---------- Given data

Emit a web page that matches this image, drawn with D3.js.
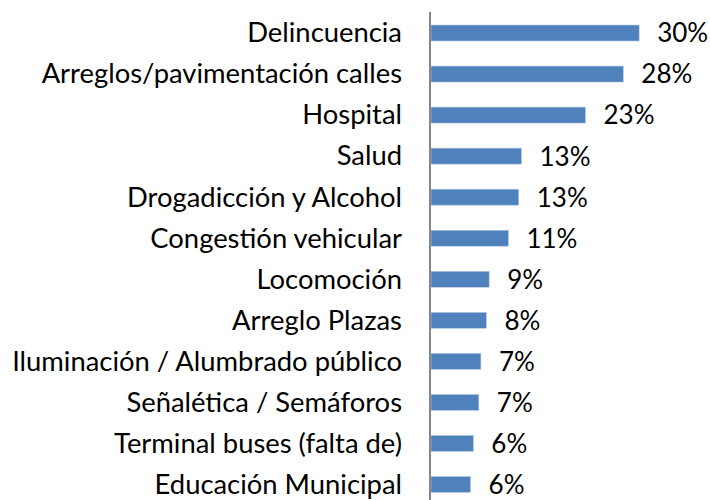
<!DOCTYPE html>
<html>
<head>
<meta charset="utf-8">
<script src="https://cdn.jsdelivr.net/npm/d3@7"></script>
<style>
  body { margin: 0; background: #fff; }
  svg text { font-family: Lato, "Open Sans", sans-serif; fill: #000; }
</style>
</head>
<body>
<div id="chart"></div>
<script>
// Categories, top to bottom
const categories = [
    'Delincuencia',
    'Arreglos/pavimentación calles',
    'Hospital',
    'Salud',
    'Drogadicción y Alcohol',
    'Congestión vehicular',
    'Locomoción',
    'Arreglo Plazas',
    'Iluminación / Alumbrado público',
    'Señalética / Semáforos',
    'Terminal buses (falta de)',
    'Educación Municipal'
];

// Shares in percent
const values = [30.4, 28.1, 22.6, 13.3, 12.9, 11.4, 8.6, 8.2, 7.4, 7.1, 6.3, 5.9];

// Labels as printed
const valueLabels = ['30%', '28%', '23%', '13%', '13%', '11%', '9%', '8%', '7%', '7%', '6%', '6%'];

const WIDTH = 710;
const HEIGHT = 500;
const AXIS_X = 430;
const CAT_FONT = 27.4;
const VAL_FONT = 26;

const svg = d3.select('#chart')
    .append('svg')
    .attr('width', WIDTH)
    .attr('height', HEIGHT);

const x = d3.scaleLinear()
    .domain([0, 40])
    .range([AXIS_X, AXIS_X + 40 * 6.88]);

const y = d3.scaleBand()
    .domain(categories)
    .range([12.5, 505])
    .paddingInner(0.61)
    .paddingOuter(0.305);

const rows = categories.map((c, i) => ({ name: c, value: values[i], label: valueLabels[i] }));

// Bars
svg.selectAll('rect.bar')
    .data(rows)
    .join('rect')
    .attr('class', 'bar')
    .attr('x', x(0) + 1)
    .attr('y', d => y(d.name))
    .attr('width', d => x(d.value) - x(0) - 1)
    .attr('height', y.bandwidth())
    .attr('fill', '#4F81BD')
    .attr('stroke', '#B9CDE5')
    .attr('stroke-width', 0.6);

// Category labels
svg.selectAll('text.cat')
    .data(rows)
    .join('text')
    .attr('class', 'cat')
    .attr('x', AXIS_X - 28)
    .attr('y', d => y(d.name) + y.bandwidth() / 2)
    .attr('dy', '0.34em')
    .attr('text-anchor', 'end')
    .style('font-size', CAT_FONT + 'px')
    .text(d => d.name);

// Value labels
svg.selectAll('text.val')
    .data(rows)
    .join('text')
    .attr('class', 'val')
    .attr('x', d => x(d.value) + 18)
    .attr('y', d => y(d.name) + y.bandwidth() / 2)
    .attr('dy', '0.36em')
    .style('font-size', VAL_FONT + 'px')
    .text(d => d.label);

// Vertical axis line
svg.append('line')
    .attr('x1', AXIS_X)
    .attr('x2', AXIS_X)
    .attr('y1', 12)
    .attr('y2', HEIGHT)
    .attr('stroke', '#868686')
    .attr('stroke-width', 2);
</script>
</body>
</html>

--------------------

What is being asked
Leave the images out, please, and restate each line word for word.

Completed exercise
Emit a web page that matches this image, drawn with D3.js.
<!DOCTYPE html>
<html>
<head>
<meta charset="utf-8">
<script src="https://cdn.jsdelivr.net/npm/d3@7"></script>
<style>
  body { margin: 0; background: #fff; }
  svg text { font-family: Lato, "Open Sans", sans-serif; fill: #000; }
</style>
</head>
<body>
<div id="chart"></div>
<script>
// Categories, top to bottom
const categories = [
    'Delincuencia',
    'Arreglos/pavimentación calles',
    'Hospital',
    'Salud',
    'Drogadicción y Alcohol',
    'Congestión vehicular',
    'Locomoción',
    'Arreglo Plazas',
    'Iluminación / Alumbrado público',
    'Señalética / Semáforos',
    'Terminal buses (falta de)',
    'Educación Municipal'
];

// Shares in percent
const values = [30.4, 28.1, 22.6, 13.3, 12.9, 11.4, 8.6, 8.2, 7.4, 7.1, 6.3, 5.9];

// Labels as printed
const valueLabels = ['30%', '28%', '23%', '13%', '13%', '11%', '9%', '8%', '7%', '7%', '6%', '6%'];

const WIDTH = 710;
const HEIGHT = 500;
const AXIS_X = 430;
const CAT_FONT = 27.4;
const VAL_FONT = 26;

const svg = d3.select('#chart')
    .append('svg')
    .attr('width', WIDTH)
    .attr('height', HEIGHT);

const x = d3.scaleLinear()
    .domain([0, 40])
    .range([AXIS_X, AXIS_X + 40 * 6.88]);

const y = d3.scaleBand()
    .domain(categories)
    .range([12.5, 505])
    .paddingInner(0.61)
    .paddingOuter(0.305);

const rows = categories.map((c, i) => ({ name: c, value: values[i], label: valueLabels[i] }));

// Bars
svg.selectAll('rect.bar')
    .data(rows)
    .join('rect')
    .attr('class', 'bar')
    .attr('x', x(0) + 1)
    .attr('y', d => y(d.name))
    .attr('width', d => x(d.value) - x(0) - 1)
    .attr('height', y.bandwidth())
    .attr('fill', '#4F81BD')
    .attr('stroke', '#B9CDE5')
    .attr('stroke-width', 0.6);

// Category labels
svg.selectAll('text.cat')
    .data(rows)
    .join('text')
    .attr('class', 'cat')
    .attr('x', AXIS_X - 28)
    .attr('y', d => y(d.name) + y.bandwidth() / 2)
    .attr('dy', '0.34em')
    .attr('text-anchor', 'end')
    .style('font-size', CAT_FONT + 'px')
    .text(d => d.name);

// Value labels
svg.selectAll('text.val')
    .data(rows)
    .join('text')
    .attr('class', 'val')
    .attr('x', d => x(d.value) + 18)
    .attr('y', d => y(d.name) + y.bandwidth() / 2)
    .attr('dy', '0.36em')
    .style('font-size', VAL_FONT + 'px')
    .text(d => d.label);

// Vertical axis line
svg.append('line')
    .attr('x1', AXIS_X)
    .attr('x2', AXIS_X)
    .attr('y1', 12)
    .attr('y2', HEIGHT)
    .attr('stroke', '#868686')
    .attr('stroke-width', 2);
</script>
</body>
</html>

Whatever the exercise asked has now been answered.